● To do:
Starting from the top of the material, restate each line exactly until the line that contains "type P = [number, number];", which is also copied. Pictures are excluded.

☆ ☆ ☆ ☆

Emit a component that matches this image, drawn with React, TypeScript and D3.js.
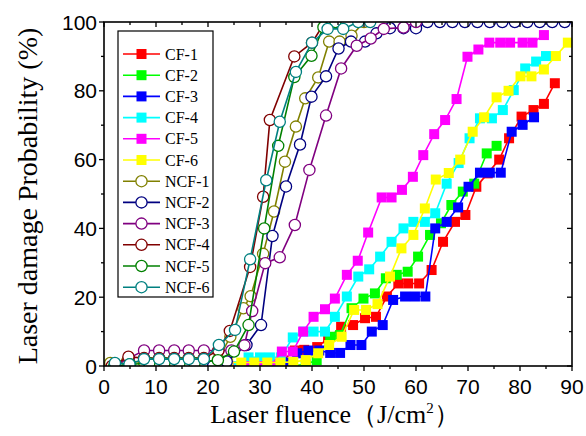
import React from "react";
import * as d3 from "d3";

type P = [number, number];

const xTicks = [0, 10, 20, 30, 40, 50, 60, 70, 80, 90];
const yTicks = [0, 20, 40, 60, 80, 100];
const seriesNames = ["CF-1", "CF-2", "CF-3", "CF-4", "CF-5", "CF-6", "NCF-1", "NCF-2", "NCF-3", "NCF-4", "NCF-5", "NCF-6"];
const seriesColors = ["#ff0000", "#00ff00", "#0000ff", "#00ffff", "#ff00ff", "#ffff00", "#808000", "#000080", "#800080", "#800000", "#008000", "#008080"];

const cf1: P[] = [[24,0],[27,0],[30,0],[33,0],[36.7,4.5],[38.5,4.7],[41,5.5],[43.1,8],[45.6,11.4],[47.9,11.9],[50.2,13.9],[52.3,14.3],[54.4,20.2],[56.6,24],[58.5,24],[60.6,24],[63,27.9],[65.2,36.1],[67.5,41.9],[69.5,43.9],[71.6,52.1],[73.8,56],[76,60],[77.9,66.2],[80.3,72.5],[82.6,74.4],[84.6,76.2],[86.7,82.2]];
const cf2: P[] = [[24,0],[27,0],[30,0],[33,0],[36,0],[38.8,0.5],[40.9,1.7],[43.5,8.5],[45.4,9],[47.6,16.8],[49.9,19.6],[52.1,21.1],[54.2,25.5],[56.3,26.5],[58.4,27.4],[60.4,31.8],[62.7,38.1],[64.8,41.5],[66.8,46.8],[69,50.7],[71.2,53],[73.6,61.8],[75.5,64]];
const cf3: P[] = [[26,0],[29,0],[32,0],[35,1],[37.2,3.7],[39.3,4.5],[41.4,4.5],[43.5,3.8],[45.4,3.8],[47.4,6.1],[49.5,6.1],[51.5,10],[53.6,11.9],[55.6,19.2],[57.9,20.2],[59.8,20.2],[61.8,20.2],[63.7,40],[65.9,41.9],[68.1,46.1],[70.1,52.1],[72.3,56.2],[74.2,56.2],[76.3,56.2],[78.4,68.1],[80.5,70.1],[82.7,72.3]];
const cf4: P[] = [[25.5,0],[27.8,2.5],[30,2.5],[31.9,2.5],[34,2.5],[36.3,8.3],[38.4,10],[40.3,10],[42.5,10],[44.4,14.3],[46.7,20.2],[48.9,26],[51,28.1],[53.1,31.8],[55.3,36.1],[57.6,40],[59.5,41.9],[61.7,41.9],[63.7,44.4],[65.9,53],[68.2,59],[70.3,66.2],[72.3,72],[74.6,72],[76.7,74.4],[78.8,80.2],[81,86.5],[83.1,88.5],[85,90.1]];
const cf5: P[] = [[24,0],[27,0],[30,0],[32,0],[34.2,4.2],[36.3,4.2],[38.3,10],[40.3,14.3],[42.5,16.5],[44.4,19.6],[46.7,26.5],[48.8,30.6],[50.8,38.8],[53.4,49],[55.3,49],[57.3,51.2],[59.4,55],[61.4,61.3],[63.5,67.4],[65.6,71.5],[67.8,77.6],[69.9,89.9],[72,92],[74.1,94],[76.2,94],[78.1,94],[80.5,94],[82.4,94],[84.6,96.2]];
const cf6: P[] = [[23.9,1],[26.4,1],[28.9,1],[31.4,1],[33.9,1],[36.4,1.2],[38.8,1.7],[41.2,3.7],[43.3,6.1],[45.7,8.5],[48.1,16.3],[50.4,16.3],[52.6,18],[55,26],[57.2,34.2],[59.5,38.1],[61.7,45.8],[63.8,54.2],[66.3,56.1],[68.5,60],[70.9,68.1],[73.1,72.3],[75.5,78.1],[77.8,80],[80.1,84.2],[82.2,84.2],[84.6,86.2],[86.9,90.1],[89.2,94]];
const ncf1: P[] = [[1.2,0.9],[4.5,1.5],[7.7,1],[10.6,1],[13.5,1],[16.3,1],[19.2,1],[22,2],[24.3,8.5],[26.8,16.8],[28.2,20.3],[30.6,32.6],[32.7,44.9],[34.8,59.4],[36.9,69.6],[38.7,77.8],[41.2,83.9],[43.3,94.3],[45.3,94.3],[47.6,96],[50,100]];
const ncf2: P[] = [[21,0],[23.6,1.3],[27.4,6.1],[30.2,11.9],[32.4,37.8],[35,52.2],[37.7,64.4],[39.9,78.3],[42.7,84.2],[45.1,92.3],[47.5,94.3],[50.2,94.3],[52.4,96.7],[55,98.2],[57.6,98.2],[60,98.2],[62.2,100],[64.6,100],[67,100],[69.4,100],[71.8,100],[74.2,100],[76.6,100],[79,100],[81.4,100],[83.8,100],[86.2,100],[88.6,100]];
const ncf3: P[] = [[2,0],[4.8,2.3],[7.7,4.5],[10.6,4.5],[13.5,4.5],[16.3,4.5],[19.2,4.5],[22,4.5],[24.5,4.5],[27,6],[28.5,16],[31,29.9],[33.8,31.6],[36.7,41],[39.5,57],[42.7,72.8],[45.6,86.5],[48.6,93.1],[51.3,95.2],[53.8,98],[57.6,98.4],[60,100]];
const ncf4: P[] = [[1.5,0],[4.7,2.7],[7.7,2.3],[10.6,2.3],[13.5,2.3],[16.3,2.3],[19.2,2.3],[22,4.5],[24.2,10.2],[28.1,28.8],[30.6,49.2],[31.9,71.5],[36.6,90],[40,94],[42.5,100]];
const ncf5: P[] = [[2,0],[5,0.5],[8.7,0.8],[11.6,0.8],[14.5,0.8],[17.4,0.8],[21.9,1.7],[25,4.2],[27.8,11.9],[30.8,40],[33.5,64],[36.6,84],[39.9,90.2],[42.2,98.5],[44.5,100]];
const ncf6: P[] = [[2.1,0.9],[4.9,0.5],[7.7,2],[10.6,2],[13.5,2],[16.3,2],[19.2,2],[22.1,6.1],[25.2,10.5],[28.1,31],[31.2,54],[33.8,71],[36.9,85.5],[40,94],[43,98],[46,98],[48.9,100],[51.2,100]];

const allSeries = [cf1, cf2, cf3, cf4, cf5, cf6, ncf1, ncf2, ncf3, ncf4, ncf5, ncf6];

const W = 586, H = 436;
const L = 104, R = 572, T = 22, B = 366;

export default function App() {
  const x = d3.scaleLinear().domain([0, 90]).range([L, R]);
  const y = d3.scaleLinear().domain([0, 100]).range([B, T]);
  const line = d3.line<P>().x(d => x(d[0])).y(d => y(d[1]));
  const xMinor = d3.range(0, 91, 5);
  const yMinor = d3.range(0, 101, 10);
  const sq = 10, rc = 5.6;
  const legX = 118, legY = 31, legW = 95, legH = 266;
  const legRow = (i: number) => 54 + i * 21.2;
  const serif = "'Liberation Serif', 'Times New Roman', serif";
  const sans = "'Liberation Sans', Arial, sans-serif";

  const marker = (i: number, cx: number, cy: number, key: any) =>
    i < 6 ? (
      <rect key={key} x={cx - sq / 2} y={cy - sq / 2} width={sq} height={sq} fill={seriesColors[i]} />
    ) : (
      <circle key={key} cx={cx} cy={cy} r={rc} fill="#fff" stroke={seriesColors[i]} strokeWidth={1.3} />
    );

  return (
    <svg width={W} height={H} style={{ position: "absolute", left: 0, top: 0, background: "#fff" }}>
      <defs>
        <clipPath id="plot">
          <rect x={L} y={T} width={R - L} height={B - T} />
        </clipPath>
      </defs>
      <rect x={0} y={0} width={W} height={H} fill="#fff" />
      <g clipPath="url(#plot)">
        {allSeries.map((s, i) => (
          <g key={i}>
            <path d={line(s) || ""} fill="none" stroke={seriesColors[i]} strokeWidth={1.6} />
            {s.map((p, j) => marker(i, x(p[0]), y(p[1]), j))}
          </g>
        ))}
      </g>
      <rect x={L} y={T} width={R - L} height={B - T} fill="none" stroke="#000" strokeWidth={1.6} />
      {xMinor.map(v => {
        const len = v % 10 === 0 ? 5 : 3;
        return (
          <g key={"xt" + v}>
            <line x1={x(v)} x2={x(v)} y1={B} y2={B + len} stroke="#000" strokeWidth={1.3} />
            <line x1={x(v)} x2={x(v)} y1={T} y2={T + len} stroke="#000" strokeWidth={1.3} />
          </g>
        );
      })}
      {yMinor.map(v => {
        const len = v % 20 === 0 ? 5 : 3;
        return (
          <g key={"yt" + v}>
            <line x1={L} x2={L - len} y1={y(v)} y2={y(v)} stroke="#000" strokeWidth={1.3} />
            <line x1={R} x2={R - len} y1={y(v)} y2={y(v)} stroke="#000" strokeWidth={1.3} />
          </g>
        );
      })}
      {xTicks.map(v => (
        <text key={"xl" + v} x={x(v)} y={394} textAnchor="middle" fontFamily={sans} fontSize={21}>{v}</text>
      ))}
      {yTicks.map(v => (
        <text key={"yl" + v} x={97} y={y(v) + 7.5} textAnchor="end" fontFamily={sans} fontSize={21}>{v}</text>
      ))}
      <text x={335} y={423} textAnchor="middle" fontFamily={serif} fontSize={26}>
        Laser fluence（J/cm<tspan dy={-10} fontSize={15}>2</tspan><tspan dy={10}>）</tspan>
      </text>
      <text transform={`translate(37, ${(T + B) / 2 + 2}) rotate(-90)`} textAnchor="middle" fontFamily={serif} fontSize={28}>
        Laser damage Probability (%)
      </text>
      <rect x={legX} y={legY} width={legW} height={legH} fill="#fff" stroke="#000" strokeWidth={1.2} />
      {seriesNames.map((n, i) => {
        const cy = legRow(i);
        return (
          <g key={"lg" + i}>
            <line x1={123} x2={160} y1={cy} y2={cy} stroke={seriesColors[i]} strokeWidth={1.6} />
            {marker(i, 141.5, cy, "m")}
            <text x={165} y={cy + 5.5} fontFamily={serif} fontSize={16}>{n}</text>
          </g>
        );
      })}
    </svg>
  );
}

☆ ☆ ☆ ☆

● Answer to the problem:
Emit a component that matches this image, drawn with React, TypeScript and D3.js.
import React from "react";
import * as d3 from "d3";

type P = [number, number];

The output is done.